_WHAT THIS TASK INVOLVES_
Return the material word for word. Do not include the pictures.

_DATA_
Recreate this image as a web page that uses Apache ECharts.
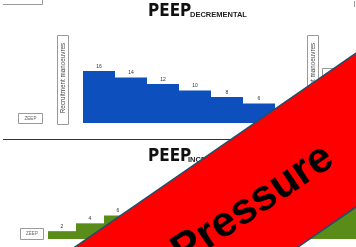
<!DOCTYPE html>
<html>
<head>
<meta charset="utf-8">
<script src="https://cdn.jsdelivr.net/npm/echarts@6/dist/echarts.min.js"></script>
<style>
    html, body { margin: 0; padding: 0; background: #fff; }
    #chart { width: 356px; height: 247px; }
</style>
</head>
<body>
<div id="chart"></div>
<script>
    // 递减 PEEP 步骤
    let decSteps = ['1', '2', '3', '4', '5', '6', '7']
    let decValues = [16, 14, 12, 10, 8, 6, 4]
    // 递增 PEEP 步骤
    let incSteps = ['1', '2', '3', '4', '5', '6', '7', '8', '9', '10', '11']
    let incValues = [2, 4, 6, 8, 10, 12, 14, 16, 18, 20, 22]

    let blue = '#0c4fbd',
        green = '#5a8c1a',
        boxGray = '#9a9a9a'

    let chart = echarts.init(document.getElementById('chart'))

    let barLabel = {
        show: true,
        position: 'top',
        distance: 2,
        fontSize: 5,
        color: '#333',
        fontFamily: 'Liberation Sans'
    }

    function box(x, y, w, h) {
        return {
            type: 'rect',
            shape: {x: x, y: y, width: w, height: h},
            style: {fill: 'none', stroke: boxGray, lineWidth: 1}
        }
    }

    function txt(x, y, text, size, opts) {
        return Object.assign({
            type: 'text',
            x: x,
            y: y,
            style: Object.assign({
                text: text,
                fontSize: size,
                fontFamily: 'Liberation Sans',
                fill: '#444',
                align: 'center',
                verticalAlign: 'middle'
            }, opts && opts.style)
        }, opts && opts.el)
    }

    // 斜条幅
    let k = 0.69
    let upper = x => 247 - k * (x - 75),
        lower = x => 207 + k * (356 - x)

    let option = {
        animation: false,
        grid: [
            {left: 83, top: 58, width: 224, height: 65},
            {left: 48, top: 145, width: 319, height: 94}
        ],
        xAxis: [
            {type: 'category', gridIndex: 0, data: decSteps, show: false},
            {type: 'category', gridIndex: 1, data: incSteps, show: false}
        ],
        yAxis: [
            {type: 'value', gridIndex: 0, min: 0, max: 20, show: false},
            {type: 'value', gridIndex: 1, min: 0, max: 24, show: false}
        ],
        series: [
            {
                type: 'bar', xAxisIndex: 0, yAxisIndex: 0,
                data: decValues, barCategoryGap: 0,
                itemStyle: {color: blue}, label: barLabel
            },
            {
                type: 'bar', xAxisIndex: 1, yAxisIndex: 1,
                data: incValues, barCategoryGap: 0,
                itemStyle: {color: green}, label: barLabel
            }
        ],
        graphic: [
            // 角落的框
            {
                type: 'polyline',
                shape: {points: [[3, 4.5], [42.5, 4.5], [42.5, 0]]},
                style: {stroke: boxGray, lineWidth: 1, fill: 'none'}
            },
            {
                type: 'line',
                shape: {x1: 354.5, y1: 1, x2: 354.5, y2: 7},
                style: {stroke: boxGray, lineWidth: 1}
            },
            box(322.5, 68.5, 40, 60),

            // 标题
            txt(148, 11.5, 'PEEP', 17, {style: {align: 'left', fill: '#111', fontWeight: 'bold', fontFamily: 'Liberation Sans Narrow, DejaVu Sans Condensed, sans-serif'}}),
            txt(190, 14.5, 'DECREMENTAL', 7.5, {style: {align: 'left', fill: '#222', fontWeight: 'bold'}}),
            txt(148, 156.5, 'PEEP', 17, {style: {align: 'left', fill: '#111', fontWeight: 'bold', fontFamily: 'Liberation Sans Narrow, DejaVu Sans Condensed, sans-serif'}}),
            txt(188, 159.5, 'INCREMENTAL', 7.5, {style: {align: 'left', fill: '#222', fontWeight: 'bold'}}),

            // ZEEP 框
            box(18.5, 113.5, 24, 10),
            txt(30.5, 118.5, 'ZEEP', 4.5, {style: {fill: '#666'}}),
            box(20.5, 228.5, 23, 11),
            txt(32, 234, 'ZEEP', 4.5, {style: {fill: '#666'}}),

            // 复张手法框
            box(57.5, 35.5, 11, 89),
            txt(63, 78, 'Recruitment manoeuvres', 6.3, {el: {rotation: Math.PI / 2}}),
            box(307.5, 35.5, 11, 89),
            txt(313, 78, 'Recruitment manoeuvres', 6.3, {el: {rotation: Math.PI / 2}}),

            // 分隔线
            {
                type: 'line',
                shape: {x1: 3, y1: 139.5, x2: 300, y2: 139.5},
                style: {stroke: '#333', lineWidth: 1.2}
            },

            // 红色条幅
            {
                type: 'polygon',
                z: 100,
                shape: {points: [[40, upper(40)], [380, upper(380)], [380, lower(380)], [260, lower(260)]]},
                style: {fill: '#ff0000', stroke: '#1d4f6e', lineWidth: 1.5}
            },
            {
                type: 'text',
                z: 101,
                x: 253,
                y: 205,
                rotation: 0.59,
                style: {
                    text: 'Pressure',
                    fontSize: 43,
                    fontWeight: 'bold',
                    fontFamily: 'Liberation Sans',
                    fill: '#000',
                    align: 'center',
                    verticalAlign: 'middle'
                }
            }
        ]
    }

    chart.setOption(option)
</script>
</body>
</html>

_COMPLETED EXERCISE_
Recreate this image as a web page that uses Apache ECharts.
<!DOCTYPE html>
<html>
<head>
<meta charset="utf-8">
<script src="https://cdn.jsdelivr.net/npm/echarts@6/dist/echarts.min.js"></script>
<style>
    html, body { margin: 0; padding: 0; background: #fff; }
    #chart { width: 356px; height: 247px; }
</style>
</head>
<body>
<div id="chart"></div>
<script>
    // 递减 PEEP 步骤
    let decSteps = ['1', '2', '3', '4', '5', '6', '7']
    let decValues = [16, 14, 12, 10, 8, 6, 4]
    // 递增 PEEP 步骤
    let incSteps = ['1', '2', '3', '4', '5', '6', '7', '8', '9', '10', '11']
    let incValues = [2, 4, 6, 8, 10, 12, 14, 16, 18, 20, 22]

    let blue = '#0c4fbd',
        green = '#5a8c1a',
        boxGray = '#9a9a9a'

    let chart = echarts.init(document.getElementById('chart'))

    let barLabel = {
        show: true,
        position: 'top',
        distance: 2,
        fontSize: 5,
        color: '#333',
        fontFamily: 'Liberation Sans'
    }

    function box(x, y, w, h) {
        return {
            type: 'rect',
            shape: {x: x, y: y, width: w, height: h},
            style: {fill: 'none', stroke: boxGray, lineWidth: 1}
        }
    }

    function txt(x, y, text, size, opts) {
        return Object.assign({
            type: 'text',
            x: x,
            y: y,
            style: Object.assign({
                text: text,
                fontSize: size,
                fontFamily: 'Liberation Sans',
                fill: '#444',
                align: 'center',
                verticalAlign: 'middle'
            }, opts && opts.style)
        }, opts && opts.el)
    }

    // 斜条幅
    let k = 0.69
    let upper = x => 247 - k * (x - 75),
        lower = x => 207 + k * (356 - x)

    let option = {
        animation: false,
        grid: [
            {left: 83, top: 58, width: 224, height: 65},
            {left: 48, top: 145, width: 319, height: 94}
        ],
        xAxis: [
            {type: 'category', gridIndex: 0, data: decSteps, show: false},
            {type: 'category', gridIndex: 1, data: incSteps, show: false}
        ],
        yAxis: [
            {type: 'value', gridIndex: 0, min: 0, max: 20, show: false},
            {type: 'value', gridIndex: 1, min: 0, max: 24, show: false}
        ],
        series: [
            {
                type: 'bar', xAxisIndex: 0, yAxisIndex: 0,
                data: decValues, barCategoryGap: 0,
                itemStyle: {color: blue}, label: barLabel
            },
            {
                type: 'bar', xAxisIndex: 1, yAxisIndex: 1,
                data: incValues, barCategoryGap: 0,
                itemStyle: {color: green}, label: barLabel
            }
        ],
        graphic: [
            // 角落的框
            {
                type: 'polyline',
                shape: {points: [[3, 4.5], [42.5, 4.5], [42.5, 0]]},
                style: {stroke: boxGray, lineWidth: 1, fill: 'none'}
            },
            {
                type: 'line',
                shape: {x1: 354.5, y1: 1, x2: 354.5, y2: 7},
                style: {stroke: boxGray, lineWidth: 1}
            },
            box(322.5, 68.5, 40, 60),

            // 标题
            txt(148, 11.5, 'PEEP', 17, {style: {align: 'left', fill: '#111', fontWeight: 'bold', fontFamily: 'Liberation Sans Narrow, DejaVu Sans Condensed, sans-serif'}}),
            txt(190, 14.5, 'DECREMENTAL', 7.5, {style: {align: 'left', fill: '#222', fontWeight: 'bold'}}),
            txt(148, 156.5, 'PEEP', 17, {style: {align: 'left', fill: '#111', fontWeight: 'bold', fontFamily: 'Liberation Sans Narrow, DejaVu Sans Condensed, sans-serif'}}),
            txt(188, 159.5, 'INCREMENTAL', 7.5, {style: {align: 'left', fill: '#222', fontWeight: 'bold'}}),

            // ZEEP 框
            box(18.5, 113.5, 24, 10),
            txt(30.5, 118.5, 'ZEEP', 4.5, {style: {fill: '#666'}}),
            box(20.5, 228.5, 23, 11),
            txt(32, 234, 'ZEEP', 4.5, {style: {fill: '#666'}}),

            // 复张手法框
            box(57.5, 35.5, 11, 89),
            txt(63, 78, 'Recruitment manoeuvres', 6.3, {el: {rotation: Math.PI / 2}}),
            box(307.5, 35.5, 11, 89),
            txt(313, 78, 'Recruitment manoeuvres', 6.3, {el: {rotation: Math.PI / 2}}),

            // 分隔线
            {
                type: 'line',
                shape: {x1: 3, y1: 139.5, x2: 300, y2: 139.5},
                style: {stroke: '#333', lineWidth: 1.2}
            },

            // 红色条幅
            {
                type: 'polygon',
                z: 100,
                shape: {points: [[40, upper(40)], [380, upper(380)], [380, lower(380)], [260, lower(260)]]},
                style: {fill: '#ff0000', stroke: '#1d4f6e', lineWidth: 1.5}
            },
            {
                type: 'text',
                z: 101,
                x: 253,
                y: 205,
                rotation: 0.59,
                style: {
                    text: 'Pressure',
                    fontSize: 43,
                    fontWeight: 'bold',
                    fontFamily: 'Liberation Sans',
                    fill: '#000',
                    align: 'center',
                    verticalAlign: 'middle'
                }
            }
        ]
    }

    chart.setOption(option)
</script>
</body>
</html>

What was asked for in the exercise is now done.